The Airborne Science Program within the Earth Science Division is responsible for providing aircraft systems that further science and advance the use of satellite data. The primary objectives of this program are to:

  • Satellite Calibration and Validation
  • Provide platforms to enable essential calibration measurements for the Earth observing satellites, and the validation of data retrieval algorithms.

  • Support New Sensor Development
  • Provide sub-orbital flight opportunities to test and refine new instrument technologies/algorithms, and reduce risk prior to committing sensors for launch into space.

  • Process Studies
  • Obtain high-resolution temporal and spatial measurements of complex local processes, which can be coupled to global satellite observations for a better understanding of the complete Earth system.

  • Develop the Next-Generation of Scientists and Engineers
  • Foster the development of our future workforce with the hands-on involvement of graduate students, and young scientists/engineers in all aspects of ongoing Earth science investigations.
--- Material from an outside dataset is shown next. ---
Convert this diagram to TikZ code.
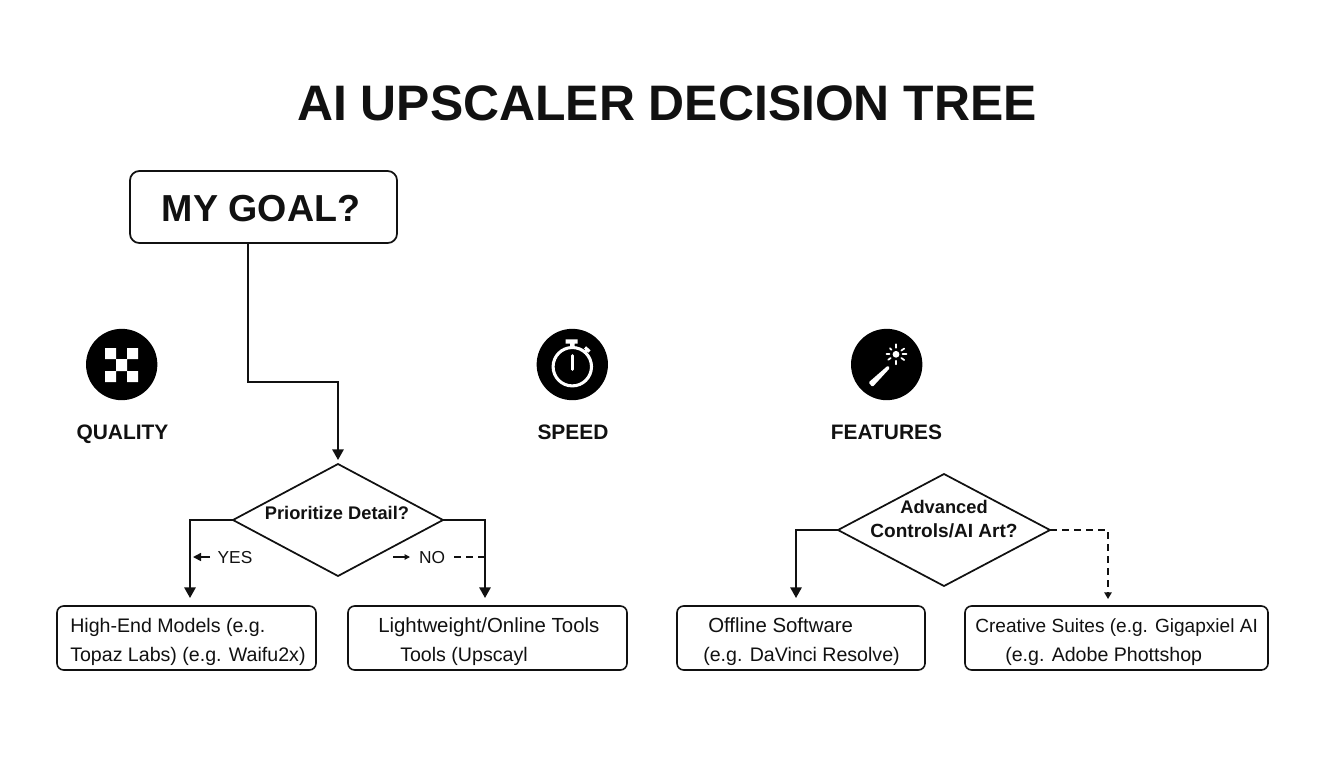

    To meet these observing objectives ASP maintains and operates a suite of sustained, ongoing platforms and sensors on which investigators can rely from year to year. From these known capabilities the Science Mission Directorate can develop observing strategies. However, an ongoing capability will be resource-constrained and eventually technology-constrained, so that not all observing requirements will be met with the limited core capability. Therefore the program facilitates access to other platforms or sensors on a funds-available, as-needed basis, to accommodate unique and/or occasional requirements. The Program also looks for new or evolving technologies to demonstrate their applicability for Earth science. Depending on the success of the demonstrations and the observing needs, the core capability is expected to evolve and change over time. The speed and extent of change will be balanced against the need for established, known capabilities for long-term planning.